En su célebre libro The Translator's Invisibility: A History of Translation (2008), Lawrence Venuti menciona lo mucho que Dryden bebió de sir John Denham, quien ya había hablado de transfusión espiritual en su prólogo a La destrucción de Troya (1656): "La poesía es de espíritu tan sutil que, al verterla de una lengua a otra, se evapora por completo; y si no se le infunde un nuevo espíritu en la transfusión, no queda de ella más que un Caput mortuum". Pero también plantea que Denham, a su vez, pudo utilizar la dicotomía cuerpo/alma de D'Ablancourt (1640) y adaptarla al ejemplo alquímico de Stapylton (1634), para el que "el saber destilado de una lengua no puede transfundirse a otra sin que se pierdan sus alcoholes".

No le rebatiremos aquí al ilustre Venuti sus brillantes teorías, ni mucho menos, pero tal vez sí podamos barajar la posibilidad (por remota que sea) de que el contexto histórico en que se sitúa a estos traductores haya influido de algún modo en su elección metafórica. 
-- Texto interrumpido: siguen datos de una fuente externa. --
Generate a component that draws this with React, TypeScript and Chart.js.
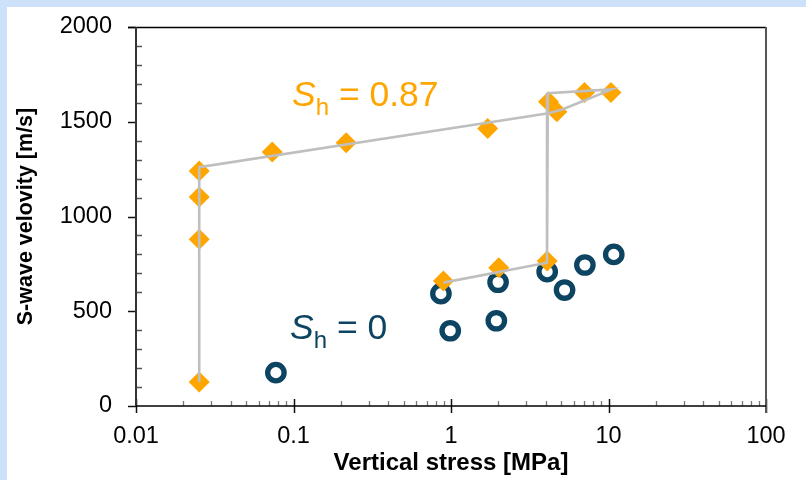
import React, { useEffect, useRef } from "react";
import { Chart, registerables } from "chart.js";

Chart.register(...registerables);

// Vertical stress [MPa] and S-wave velocity [m/s]
const SH087_STRESS = [0.0252, 0.0252, 0.0252, 0.0252, 0.0733, 0.216, 1.71, 4.16, 4.7, 7.04, 10.36, 0.895, 2.01, 4.08];
const SH087_VELOCITY = [127, 880, 1103, 1240, 1340, 1389, 1465, 1606, 1553, 1655, 1655, 660, 730, 765];

const SH0_STRESS = [0.0773, 0.863, 0.989, 1.99, 1.94, 4.08, 5.26, 7.08, 10.8];
const SH0_VELOCITY = [176, 593, 397, 653, 450, 709, 612, 744, 800];

// Stress path (loading / unloading) for the S_h = 0.87 sample
const PATH_STRESS = [0.0252, 0.0252, 4.16, 5.08, 10.5, 4.12, 4.07, 0.896];
const PATH_VELOCITY = [127, 1260, 1545, 1565, 1671, 1650, 756, 651];

const X_TICKS = [0.01, 0.1, 1, 10, 100];
const X_TICK_LABELS = ["0.01", "0.1", "1", "10", "100"];
const Y_MIN = 0;
const Y_MAX = 2000;
const Y_STEP = 500;
const Y_MINOR_STEP = 100;

const SH087_LABEL = "0.87";
const SH0_LABEL = "0";

const FAMILY = '"Liberation Sans", Arial, Helvetica, sans-serif';
const ORANGE = "#FFA500";
const NAVY = "#0D4461";
const PATH_GRAY = "#BFBFBF";

const toPoints = (xs: number[], ys: number[]) => xs.map((x, i) => ({ x, y: ys[i] }));

// Frame, major ticks outside / minor ticks inside, like a spreadsheet plot
const framePlugin = {
  id: "frame",
  beforeDatasetsDraw(chart: any) {
    const { ctx, chartArea: a, scales } = chart;
    const xs = scales.x;
    const ys = scales.y;
    ctx.save();
    // minor x ticks
    ctx.strokeStyle = "#777";
    ctx.lineWidth = 1.3;
    for (let d = -2; d < 2; d++) {
      for (let m = 2; m <= 9; m++) {
        const px = Math.round(xs.getPixelForValue(m * Math.pow(10, d))) + 0.5;
        ctx.beginPath();
        ctx.moveTo(px, a.bottom);
        ctx.lineTo(px, a.bottom - 5);
        ctx.stroke();
      }
    }
    // major x ticks crossing axis
    ctx.strokeStyle = "#111";
    ctx.lineWidth = 1.5;
    X_TICKS.forEach((v) => {
      const px = Math.round(xs.getPixelForValue(v)) + 0.5;
      ctx.beginPath();
      ctx.moveTo(px, a.bottom - 7);
      ctx.lineTo(px, a.bottom + 7);
      ctx.stroke();
    });
    // y ticks
    for (let v = Y_MIN; v <= Y_MAX; v += Y_MINOR_STEP) {
      const py = Math.round(ys.getPixelForValue(v)) + 0.5;
      ctx.beginPath();
      if (v % Y_STEP === 0) {
        ctx.strokeStyle = "#111";
        ctx.moveTo(a.left - 8, py);
        ctx.lineTo(a.left, py);
      } else {
        ctx.strokeStyle = "#555";
        ctx.moveTo(a.left, py);
        ctx.lineTo(a.left + 6, py);
      }
      ctx.stroke();
    }
    // top border
    ctx.strokeStyle = "#000";
    ctx.lineWidth = 1.5;
    ctx.beginPath();
    ctx.moveTo(a.left - 8, a.top + 0.5);
    ctx.lineTo(a.right, a.top + 0.5);
    ctx.stroke();
    // right border
    ctx.strokeStyle = "#555";
    ctx.lineWidth = 2;
    ctx.beginPath();
    ctx.moveTo(a.right, a.top);
    ctx.lineTo(a.right, a.bottom + 7);
    ctx.stroke();
    // left axis
    ctx.strokeStyle = "#333";
    ctx.lineWidth = 2;
    ctx.beginPath();
    ctx.moveTo(a.left, a.top);
    ctx.lineTo(a.left, a.bottom);
    ctx.stroke();
    // bottom axis
    ctx.strokeStyle = "#000";
    ctx.lineWidth = 1.6;
    ctx.beginPath();
    ctx.moveTo(a.left, a.bottom);
    ctx.lineTo(a.right, a.bottom);
    ctx.stroke();
    ctx.restore();
  },
};

function drawShLabel(ctx: CanvasRenderingContext2D, x: number, baseline: number, value: string, color: string) {
  ctx.fillStyle = color;
  ctx.textAlign = "left";
  ctx.textBaseline = "alphabetic";
  ctx.font = `italic 35.5px ${FAMILY}`;
  ctx.fillText("S", x, baseline);
  let cx = x + ctx.measureText("S").width;
  ctx.font = `24px ${FAMILY}`;
  ctx.fillText("h", cx, baseline + 9);
  cx += ctx.measureText("h").width;
  ctx.font = `35.5px ${FAMILY}`;
  ctx.fillText(" = " + value, cx, baseline);
}

const labelPlugin = {
  id: "shLabels",
  afterDatasetsDraw(chart: any) {
    const { ctx } = chart;
    ctx.save();
    drawShLabel(ctx, 292, 106, SH087_LABEL, ORANGE);
    drawShLabel(ctx, 290, 339, SH0_LABEL, NAVY);
    ctx.restore();
  },
};

export default function App() {
  const canvasRef = useRef<HTMLCanvasElement | null>(null);

  useEffect(() => {
    if (!canvasRef.current) return;
    const chart = new Chart(canvasRef.current, {
      type: "scatter",
      data: {
        datasets: [
          {
            label: "path",
            data: toPoints(PATH_STRESS, PATH_VELOCITY),
            showLine: true,
            borderColor: PATH_GRAY,
            borderWidth: 2.6,
            pointRadius: 0,
            pointHoverRadius: 0,
            fill: false,
          },
          {
            label: "Sh = 0.87",
            data: toPoints(SH087_STRESS, SH087_VELOCITY),
            pointStyle: "rectRot",
            pointRadius: 10.5,
            backgroundColor: ORANGE,
            borderColor: ORANGE,
            borderWidth: 0,
          },
          {
            label: "Sh = 0",
            data: toPoints(SH0_STRESS, SH0_VELOCITY),
            pointStyle: "circle",
            pointRadius: 8.2,
            backgroundColor: "rgba(0,0,0,0)",
            borderColor: NAVY,
            borderWidth: 5.3,
          },
        ],
      },
      options: {
        responsive: false,
        animation: false,
        devicePixelRatio: 1,
        layout: { padding: { left: 0, top: 27, right: 40, bottom: 0 } },
        plugins: { legend: { display: false }, tooltip: { enabled: false } },
        events: [],
        scales: {
          x: {
            type: "logarithmic",
            position: "bottom",
            min: X_TICKS[0],
            max: X_TICKS[X_TICKS.length - 1],
            afterBuildTicks: (s: any) => {
              s.ticks = X_TICKS.map((value) => ({ value }));
            },
            afterFit: (s: any) => {
              s.height = 74;
            },
            // tick marks are drawn by the frame plugin; tickLength only offsets the labels
            grid: { display: false, drawTicks: true, tickLength: 16 },
            border: { display: false },
            ticks: {
              autoSkip: false,
              maxRotation: 0,
              padding: 0,
              color: "#000",
              font: { family: FAMILY, size: 23.5 },
              callback: (_v: any, i: number) => X_TICK_LABELS[i],
            },
            title: {
              display: true,
              text: "Vertical stress [MPa]",
              color: "#000",
              font: { family: FAMILY, size: 24, weight: "bold" },
              padding: { top: 0, bottom: 2 },
            },
          },
          y: {
            type: "linear",
            position: "left",
            min: Y_MIN,
            max: Y_MAX,
            afterFit: (s: any) => {
              s.width = 136;
            },
            grid: { display: false, drawTicks: true, tickLength: 24 },
            border: { display: false },
            ticks: {
              stepSize: Y_STEP,
              padding: 0,
              color: "#000",
              font: { family: FAMILY, size: 23.5 },
              callback: (v: any) => String(v),
            },
            title: {
              display: true,
              text: "S-wave velovity [m/s]",
              color: "#000",
              font: { family: FAMILY, size: 21.5, weight: "bold" },
              padding: { top: 13, bottom: 0 },
            },
          },
        },
      },
      plugins: [framePlugin, labelPlugin],
    } as any);
    return () => chart.destroy();
  }, []);

  return (
    <div style={{ position: "fixed", left: 0, top: 0, width: 806, height: 480, background: "#CDE2FA" }}>
      <div style={{ position: "absolute", left: 7, top: 7, right: 0, bottom: 0, background: "#FFFFFF" }} />
      <canvas
        ref={canvasRef}
        width={806}
        height={480}
        style={{ position: "absolute", left: 0, top: 0, width: 806, height: 480, display: "block" }}
      />
    </div>
  );
}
El británico doctor William Harvey descubrió la circulación mayor de la sangre en 1628, y desde entonces la transfusión entre animales pasó a ser una práctica habitual realizada de manera rudimentaria. Por otra parte, las primeras transfusiones sanguíneas a humanos documentadas datan de 1667, año en que tanto el francés Jean-Baptiste Denis como los británicos Richard Lower y Edmund King administraron sangre animal a personas. Sin embargo, el fallecimiento de dos pacientes transfundidos por Denis desató una gran polémica y a raíz de ello Francia prohibió, en 1670, una práctica que no retomaría hasta transcurridos ciento cincuenta años.
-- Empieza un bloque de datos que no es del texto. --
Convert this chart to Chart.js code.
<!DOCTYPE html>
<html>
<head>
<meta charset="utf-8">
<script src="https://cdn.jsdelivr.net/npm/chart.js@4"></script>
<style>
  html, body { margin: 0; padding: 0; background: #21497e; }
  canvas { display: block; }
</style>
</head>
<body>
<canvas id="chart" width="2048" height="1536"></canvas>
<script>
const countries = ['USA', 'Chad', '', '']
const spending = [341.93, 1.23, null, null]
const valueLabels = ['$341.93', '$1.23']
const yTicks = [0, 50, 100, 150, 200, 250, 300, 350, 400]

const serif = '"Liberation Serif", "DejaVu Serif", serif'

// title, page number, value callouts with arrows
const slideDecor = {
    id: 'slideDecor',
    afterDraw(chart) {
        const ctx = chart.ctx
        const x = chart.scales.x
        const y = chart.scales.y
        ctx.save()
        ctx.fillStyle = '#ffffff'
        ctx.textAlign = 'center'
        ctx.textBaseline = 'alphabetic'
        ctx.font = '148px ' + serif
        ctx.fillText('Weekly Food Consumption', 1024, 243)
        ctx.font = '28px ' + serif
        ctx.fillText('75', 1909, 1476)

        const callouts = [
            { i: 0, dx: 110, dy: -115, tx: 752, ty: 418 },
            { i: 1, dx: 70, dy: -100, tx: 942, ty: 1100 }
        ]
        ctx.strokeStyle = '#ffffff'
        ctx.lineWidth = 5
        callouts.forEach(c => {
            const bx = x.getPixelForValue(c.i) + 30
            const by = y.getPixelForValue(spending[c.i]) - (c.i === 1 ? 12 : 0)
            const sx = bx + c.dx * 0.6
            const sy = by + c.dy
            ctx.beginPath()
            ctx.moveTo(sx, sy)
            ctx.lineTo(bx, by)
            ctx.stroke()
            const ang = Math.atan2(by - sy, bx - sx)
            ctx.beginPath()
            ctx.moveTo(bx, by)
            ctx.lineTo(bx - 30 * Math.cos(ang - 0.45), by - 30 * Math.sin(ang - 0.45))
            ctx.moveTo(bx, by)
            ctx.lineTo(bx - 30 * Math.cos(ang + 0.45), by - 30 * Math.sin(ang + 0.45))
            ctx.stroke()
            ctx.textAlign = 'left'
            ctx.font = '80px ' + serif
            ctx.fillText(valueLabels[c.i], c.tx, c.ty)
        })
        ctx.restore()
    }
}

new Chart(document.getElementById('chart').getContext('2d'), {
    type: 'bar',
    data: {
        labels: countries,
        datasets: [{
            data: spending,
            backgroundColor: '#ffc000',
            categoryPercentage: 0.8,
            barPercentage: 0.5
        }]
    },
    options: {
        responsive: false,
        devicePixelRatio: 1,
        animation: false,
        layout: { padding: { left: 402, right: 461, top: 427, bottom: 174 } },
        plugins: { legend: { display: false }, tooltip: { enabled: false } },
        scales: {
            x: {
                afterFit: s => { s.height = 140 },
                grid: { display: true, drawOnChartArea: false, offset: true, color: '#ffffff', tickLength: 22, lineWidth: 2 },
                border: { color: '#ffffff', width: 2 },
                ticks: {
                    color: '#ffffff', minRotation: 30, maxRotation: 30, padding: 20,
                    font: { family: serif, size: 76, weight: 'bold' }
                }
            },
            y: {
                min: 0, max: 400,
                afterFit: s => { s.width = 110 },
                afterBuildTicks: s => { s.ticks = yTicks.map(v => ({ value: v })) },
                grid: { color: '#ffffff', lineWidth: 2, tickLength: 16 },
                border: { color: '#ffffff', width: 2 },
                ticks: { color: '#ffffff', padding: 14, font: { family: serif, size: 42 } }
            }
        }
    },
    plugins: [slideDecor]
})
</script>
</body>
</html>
Tal vez para su metáfora Dryden tomara simplemente como referencia a Denham y las transfusiones de espíritu, o tal vez hubiera tenido también en cuenta los recientes progresos en materia de transfusión sanguínea y la controversia que generaron en la sociedad de su tiempo. En esto último sólo hay lugar a la especulación. Lo cierto es que, cada vez que John Dryden habla de transfusión en sus escritos traductológicos, el lector moderno no puede por menos de pensar en la complejidad de la operación sanguínea y los posibles riesgos que conlleva. Porque, en este sentido, se identifica plenamente con la traducción.


Adenda

Sirva como dato curioso la amistad entre John Dryden y Samuel Pepys. Estos dos fervientes devotos de Chaucer se conocieron en la década de 1650, cuando estudiaban en la Universidad de Cambridge, y unos diez años más tarde coincidieron como miembros de la Royal Society. Al parecer se profesaban una gran admiración, según consta en la correspondencia mantenida en 1699: en una carta, Pepys animaba a Dryden a producir su propia versión de algunas de las obras de Chaucer, gesto ante el que el poeta de Northamptonshire recogería el guante y acabaría publicando una traducción en su libro de fábulas del 1700.

De la misma manera que Pepys estaba al corriente de los trabajos de Dryden, podría ser que Dryden fuera partícipe de las vivencias e inquietudes que Pepys dejó plasmadas en sus "Diarios". Tal vez supiera que el miércoles, 14 de noviembre de 1666, la época en que ambos formaban parte de la Royal Society, su amigo Samuel había recogido en una entrada el primer testimonio escrito sobre la transfusión sanguínea entre animales (de perro a perro), que concluye así: "[...] El experimento de transfusión sanguínea, que en el pasado había acaparado buena parte de la atención de la Royal Society, se retomó en los últimos años." 


Referencias
DRYDEN, John. Fables, Ancient and Modern. Londres: J. Tonson, 1700. [Versión digital del prólogo en ELIOT, Charles William (ed.). Prefaces and Prologues to Famous Books. Nueva York: P. F. Collier & son, 1938.]
LABORDA GIL, Xavier. "Lingüística y ciencia del s. XVII, en el Diario de Samuel Pepys" [versión íntegra], en Sintagma, 17, 2005.
PEPYS, Samuel. The Diary of Samuel Pepys (1660-1669). [Versión digital.]
PEPYS, Samuel. The Letters of Samuel Pepys, 1656-1703. [Versión electrónica parcial.]
VENUTI, Lawrence. The Translator's Invisibility: A History of Translation (2.ª ed.). Londres/Nueva York: Routledge, 2008, pp. 40-41.